My case here is a bit different cause I do not want to manually control it.
In my case I have 3 portals which I’m building. Each of those have small or bigger dependency on other module output. Those outputs are being then taken as remote state from s3.

Problem here is that aws_terraform_remote_state resource will throw 2 errors. One saying that key do not exist (Wrongly Access Denied even tho you have 404 from AWS) and straight after that not being able to parse key of terraform_remote_state resource like shown in original post.

So what I’m looking for is option where aws_terraform_remote_state will continue without an error where key (object) in bucket do not exist. next step would be do so something like this in key portion of data or module declaration:

length(data.terraform_remote_state.resource_name.outputs) != 0 ? data.terraform_remote_state.resource_name.outputs.logger : ""

In above situation remote state finds missing key but contninues terraform execution and then I’m validating if remote state have any outputs in another resource declaration and take action depending on condition like above.

Example code:

data "terraform_remote_state" "resource" {
  backend = "s3"

  config = {
    bucket = "some_S3_Bucket"
    # Below key does not exist in S3 bucket
    key = "${var.account_name}/resource.tf"
    region = "eu-west-1"
  }
}

module "module_name" {  
  module = "./somemodule"  
  somevar = length(data.terraform_remote_state.resource.outputs) != 0 ?data.terraform_remote_state.resource.outputs.some_output : ""  
}

There is actually a defaults in terraform_remote_state resource but this seem to work only if key does in fact exist and doesn’t work if key is not present:

https://www.terraform.io/docs/providers/terraform/d/remote_state.html

defaults - (Optional; block) Default values for outputs, in case the state file is empty or lacks a required output.

Hi @szpuni!

Indeed, what you are trying to do here isn’t really within the spirit of how Terraform is designed.

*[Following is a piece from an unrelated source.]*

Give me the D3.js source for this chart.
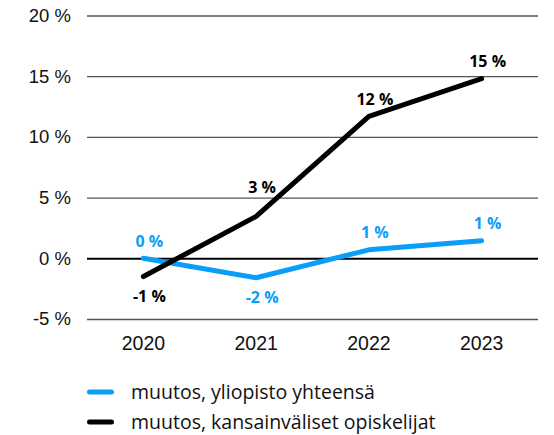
<!DOCTYPE html>
<html>
<head>
<meta charset="utf-8">
<script src="https://cdn.jsdelivr.net/npm/d3@7"></script>
<style>
  body { margin: 0; background: #fff; }
  svg { display: block; font-family: "Open Sans", Lato, sans-serif; }
</style>
</head>
<body>
<svg id="chart" width="554" height="435"></svg>
<script>
var years = ['2020', '2021', '2022', '2023'];
var yTicks = [-5, 0, 5, 10, 15, 20];
var totalValues = [0, -1.6, 0.7, 1.45];
var totalLabels = ['0 %', '-2 %', '1 %', '1 %'];
var intlValues = [-1.5, 3.45, 11.7, 14.8];
var intlLabels = ['-1 %', '3 %', '12 %', '15 %'];
var seriesNames = ['muutos, yliopisto yhteensä', 'muutos, kansainväliset opiskelijat'];
var seriesColors = ['#0a9ef8', '#000'];

var svg = d3.select('#chart');

var x = d3.scaleBand().domain(years).range([87, 538]);
var y = d3.scaleLinear().domain([-5, 20]).range([319, 15.5]);

//************************ grid + y axis *************************/
var yAxis = svg.append('g')
  .attr('transform', 'translate(87,0)')
  .call(d3.axisLeft(y).tickValues(yTicks).tickSize(-451).tickFormat(d => d + ' %'));
yAxis.select('.domain').remove();
yAxis.selectAll('.tick line')
  .attr('stroke', d => d === 0 ? '#000' : '#555')
  .attr('stroke-width', d => d === 0 ? 2 : 1.3);
yAxis.selectAll('.tick text')
  .attr('x', -16)
  .attr('font-size', 18.5)
  .attr('fill', '#111');

//************************ x axis *************************/
var xAxis = svg.append('g')
  .attr('transform', 'translate(0,319)')
  .call(d3.axisBottom(x).tickSize(0));
xAxis.select('.domain').remove();
xAxis.selectAll('.tick text')
  .attr('dy', 0)
  .attr('y', 31)
  .attr('font-size', 19.5)
  .attr('fill', '#111');

//************************ lines *************************/
var line = d3.line()
  .x((d, i) => x(years[i]) + x.bandwidth() / 2)
  .y(d => y(d));

var series = [
  { values: totalValues, labels: totalLabels, color: seriesColors[0] },
  { values: intlValues, labels: intlLabels, color: seriesColors[1] }
];

svg.selectAll('path.series')
  .data(series)
  .enter().append('path')
  .attr('class', 'series')
  .attr('d', d => line(d.values))
  .attr('fill', 'none')
  .attr('stroke', d => d.color)
  .attr('stroke-width', 5)
  .attr('stroke-linecap', 'round')
  .attr('stroke-linejoin', 'round');

// label placement: 'a' above, 'b' below, 'h' high above (steep line)
var place = [['a', 'b', 'a', 'a'], ['b', 'h', 'a', 'a']];
var placeDy = { a: -11.5, b: 25, h: -23.5 };

series.forEach(function(s, si) {
  svg.append('g').selectAll('text')
    .data(s.values)
    .enter().append('text')
    .attr('x', (d, i) => x(years[i]) + x.bandwidth() / 2 + 6)
    .attr('y', (d, i) => y(d) + placeDy[place[si][i]])
    .attr('text-anchor', 'middle')
    .attr('font-size', 16)
    .attr('font-weight', 'bold')
    .attr('fill', s.color)
    .text((d, i) => s.labels[i]);
});

//************************ legend *************************/
var legend = svg.append('g').selectAll('g')
  .data(seriesNames)
  .enter().append('g')
  .attr('transform', (d, i) => 'translate(0,' + (392 + i * 30) + ')');

legend.append('line')
  .attr('x1', 89.5).attr('x2', 111.5)
  .attr('stroke', (d, i) => seriesColors[i])
  .attr('stroke-width', 5)
  .attr('stroke-linecap', 'round');

legend.append('text')
  .attr('x', 131)
  .attr('dy', '0.35em')
  .attr('font-size', 19.5)
  .attr('fill', '#111')
  .text(d => d);
</script>
</body>
</html>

Terraform wants you to specifically state for each situation whether or not this object is supposed to exist, rather than to dynamically select different behavior based on checking it.

In other words, the assumption is that in any specific situation you as the author of the configuration will decide statically how that data is to be obtained and will write the configuration to make that be true. If some situations require that information to be accessed a different way then Terraform expects you will write a different configuration for each scenario, describing those differences.

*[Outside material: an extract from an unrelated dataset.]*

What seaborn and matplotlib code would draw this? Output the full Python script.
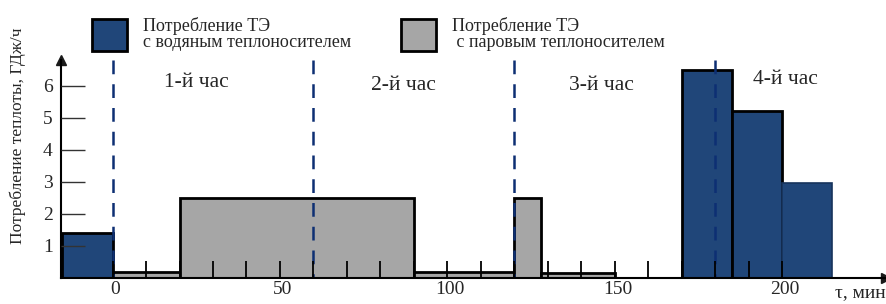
import matplotlib
matplotlib.use("Agg")
import matplotlib.pyplot as plt
import matplotlib.transforms as mtransforms
import seaborn as sns
from matplotlib.patches import Patch

# heat consumption, GJ/h, by time interval (minutes)
water_start = [-15, 170, 185, 200]
water_width = [15, 15, 15, 15]
water_value = [1.4, 6.5, 5.2, 2.95]

steam_start = [0, 20, 90, 120, 128]
steam_width = [20, 70, 30, 8, 22]
steam_value = [0.2, 2.5, 0.2, 2.5, 0.15]

hour_marks = [0, 60, 120, 180]
hour_labels = ["1-й час", "2-й час", "3-й час", "4-й час"]
hour_label_x = [25, 87, 146, 201]
hour_label_y = [6.1, 6.0, 6.0, 6.2]

x_ticks = [0, 50, 100, 150, 200]
y_ticks = [1, 2, 3, 4, 5, 6]

legend_labels = ["Потребление ТЭ\nс водяным теплоносителем",
                 "Потребление ТЭ\n с паровым теплоносителем"]

WATER = "#204679"
STEAM = "#a6a6a6"
DASH = "#0d2f73"

sns.set_theme(style="white")
plt.rcParams["font.family"] = ["Liberation Serif", "DejaVu Serif"]

fig = plt.figure(figsize=(8.86, 3.04), dpi=100)
ax = fig.add_axes([61 / 886, 26 / 304, 825 / 886, 218 / 304])

ax.bar(steam_start, steam_value, width=steam_width, align="edge",
       color=STEAM, edgecolor="black", linewidth=2, zorder=1)
bars = ax.bar(water_start, water_value, width=water_width, align="edge",
              color=WATER, edgecolor="black", linewidth=2, zorder=1)
# last water bar has a dark-blue outline in the original
bars[-1].set_edgecolor("#17335c")
bars[-1].set_linewidth(1.2)

for x in hour_marks:
    ax.plot([x, x], [6.8, 0], color=DASH, linewidth=1.8,
            linestyle=(0, (5.5, 4)), zorder=3)

for lbl, x, y in zip(hour_labels, hour_label_x, hour_label_y):
    ax.text(x, y, lbl, fontsize=15.5, ha="center", va="center")

ax.set_xlim(-15.4, 231)
ax.set_ylim(0, 6.8)

for side in ["top", "right"]:
    ax.spines[side].set_visible(False)
for side in ["left", "bottom"]:
    ax.spines[side].set_color("black")
    ax.spines[side].set_linewidth(1.5)
    ax.spines[side].set_zorder(4)

# arrow heads on the axes
ax.plot(1, 0, ">k", markersize=7, transform=ax.transAxes, clip_on=False)
ax.plot(0, 1, "^k", markersize=7, transform=ax.transAxes, clip_on=False)

ax.set_xticks(x_ticks)
ax.set_xticks(range(10, 201, 10), minor=True)
ax.set_yticks(y_ticks)
ax.tick_params(axis="x", which="both", direction="in", length=12, width=1.3,
               color="black", labelsize=14, pad=2, bottom=True)
ax.tick_params(axis="y", direction="in", length=17, width=1, color="#333333",
               labelsize=14, pad=6, left=True)
ax.xaxis.set_zorder(5)
ax.yaxis.set_zorder(5)

shift = mtransforms.ScaledTranslation(0.03, 0, fig.dpi_scale_trans)
for t in ax.get_xticklabels():
    t.set_transform(t.get_transform() + shift)

ax.text(1.0, -0.03, "τ, мин", transform=ax.transAxes, fontsize=14,
        ha="right", va="top")

fig.text(18 / 886, 1 - 136 / 304, "Потребление теплоты, ГДж/ч", rotation=90,
         fontsize=12.5, ha="center", va="center")

handles = [Patch(facecolor=WATER, edgecolor="black", linewidth=2),
           Patch(facecolor=STEAM, edgecolor="black", linewidth=2)]
leg = fig.legend(handles, legend_labels, ncol=2, loc="upper left",
                 bbox_to_anchor=(92 / 886, 1 - 17 / 304), frameon=False,
                 fontsize=13, handlelength=1.95, handleheight=2.3,
                 handletextpad=0.85, columnspacing=2.8, borderpad=0,
                 borderaxespad=0)
for t in leg.get_texts():
    t.set_linespacing(0.95)

fig.savefig("out.png", dpi=100)
plt.close(fig)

Input variables allow for a lighter-weight answer when the two situations are similar enough that they can share the same overall configuration and just tweak some values, but Terraform still expects that ultimately the author or the user will explicitly state what is supposed to happen, rather than having behavior emerge dynamically.

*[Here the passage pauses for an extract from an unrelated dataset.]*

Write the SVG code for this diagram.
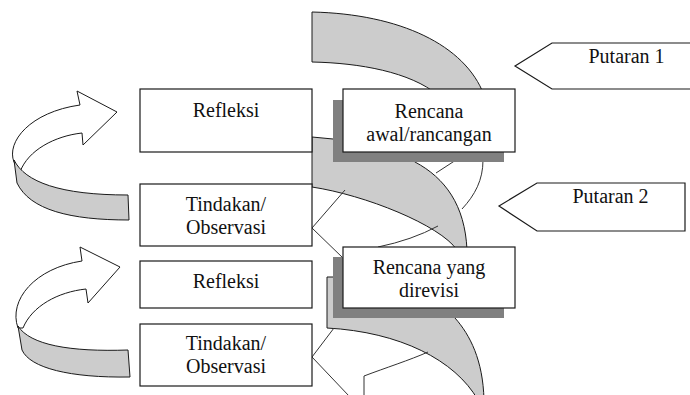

If you need more dynamic behavior then it’s possible that Terraform is not the best tool for the job here. You could potentially wrap Terraform in another bit of software of your own design that essentially automates the decision-making and sets variables accordingly (so that from Terraform’s perspective it’s still a fixed decision, but now being made by this other software rather than by a human operator) or you might find that it’s better to solve the whole problem with a different system that is designed for more dynamic decision-making.

One key thing that any alternative solution must address (and this is the primary reason Terraform doesn’t encourage dynamic decision-making) is what happens when you later apply another configuration that changes the decision. In that case, you might find that re-running the original configuration now wants to make a change, because the circumstances that decided the target infrastructure have now changed. You’d either need to ensure that the later creation of that remote state object doesn’t actually change the outcome, or to have your other program keep a persistent record of what decision it made so that it can guarantee to always make the same decision in the future, regardless of what else changes in the world.